Food? How late - does eye-candy count? No? Ok, then no. [ed. No even if it does count, imo.] Actually, they do apparently have "meat pies" here, but once you get a good look at this place you'll prolly stick with the eye-candy.
TVs? What's on - no, so let's grow up, people, shall we?
Guy:girl ratio - the girls here tend to be pretty next-door-y. And in the minority.
Toys - this place is more dog friendly than all of TriBeCa, so let it be known that Marmaduke will be off the leash every now and then.
Age of clientele - mostly people who remember a time when Pabst was shit.
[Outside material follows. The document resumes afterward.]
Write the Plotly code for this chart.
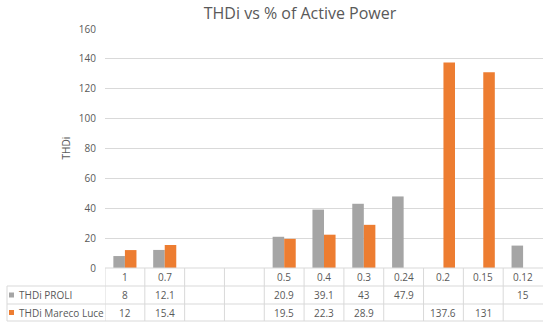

Space for dancing? - Dancing?! If you so much as slide into your seat too fast or tap your feet while in the aforementioned line for the bathroom, you're gonna get gawked at.
Grimeyness - standard issue. Nothing to write home about. It is what it is. Comme ci, comme ca. Mos o menos. You know what it is. Pshh.
ID Check Procedure - they give you the ol' once-over.
Music medium, style & volume
- played-out Jukebox. You're better off just bringing your ipod/iphone + earphones if you're here alone or with a gf/bf that you're passive-aggressively trying to get rid of.
Specials or most popular drink - all beers are $3 from 5-8. Kinda meh, but they have a larger-than-average selection, so...also special: big shouts out to Associate Justice Sotomayor!